There's plenty both parties agree upon. Curbing the most egregious practices of the health insurance industry is a natural place to start; it was the first chapter in both the House and Senate bills. And it's hard to envision even the most flint-hearted conservative objecting to the idea of prohibiting insurers from denying or cutting off health coverage for people who are sick. Most of the House and Senate insurance reforms make sense; only insurers will object to them. Without a mandate that everyone purchase their product, there's nothing in it for them. Too bad...
It's also become common knowledge that the small group and individual health insurance markets are highly dysfunctional: highly-concentrated, inefficient and expensive. Small businesses pay 18-20 percent more for health coverage than larger companies do for the same benefits. Most of that excess cost is attributable to the costs of marketing, selling, and underwriting small group business. 25 to 27 percent of small group health premiums consist of administrative costs; for self-employed individuals, up to 40 percent of premium costs are administrative.
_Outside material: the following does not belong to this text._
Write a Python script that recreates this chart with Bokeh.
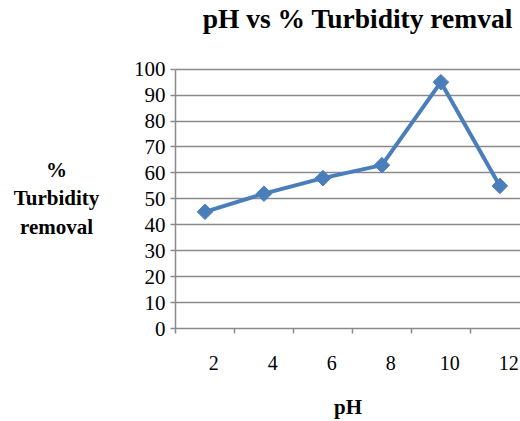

The small group market would benefit from a push for administrative efficiency in the health insurance market, especially through strategies which enable small businesses and self-employed individuals to take advantage of the laws of large numbers in shopping for and purchasing health coverage. Both the House and Senate agree on the potential value of insurance exchanges to encourage competition and administrative efficiency in the small group and individual health markets. There is disagreement only over whether an exchange strategy should be national or state-by-state in its scope.
In the spirit of practicality, I'd suggest we start with a series of federal grants to states which wish to establish either public or private non-profit insurance exchanges. They can be set up quickly, within three years, and have a reasonably good chance of impacting markets at the regional and local levels. Let them collaborate, share services, and merge if they want to. The most important thing is to use consolidated marketing, selling, purchasing and administration to put just a little more power into the small group customers' hands.
It's also generally agreed upon that the best way to reach the truly most vulnerable Americans is through an expansion of Medicaid. The House and Senate versions disagree merely as to the matter of degree of the expansion.
Finally, a wild card: giving Medicare the right to negotiate with pharmaceutical companies would probably enable Medicare to fill in a lot of the "doughnut hole" without a massive new subsidy.
All these measures would enable proponents to say quite clearly how health care reform will benefit them. All are based on expansions or refinements of ideas on which there is broad agreement.
The results wouldn't be perfect, but they should help our admittedly imperfect health care system to operate a little better, and make health care coverage a little more accessible and affordable.
Give these reforms five years to work. Once we can be assured that just about everyone who wants to obtain health coverage is able to do so, we may need new policy, such as a national mandate or a nationwide exchange, to fill in remaining market gaps.
I think this sort of package also has the benefit of being able to attract either enough bi-partisan support to pass easily, or enough ire toward Republicans who would be seen as obstructing the enactment of even a modest package of common-sense reforms, that it would give the White House the victory it needs.
But I'm not a Washington insider; I'm just a guy from the grass roots of America.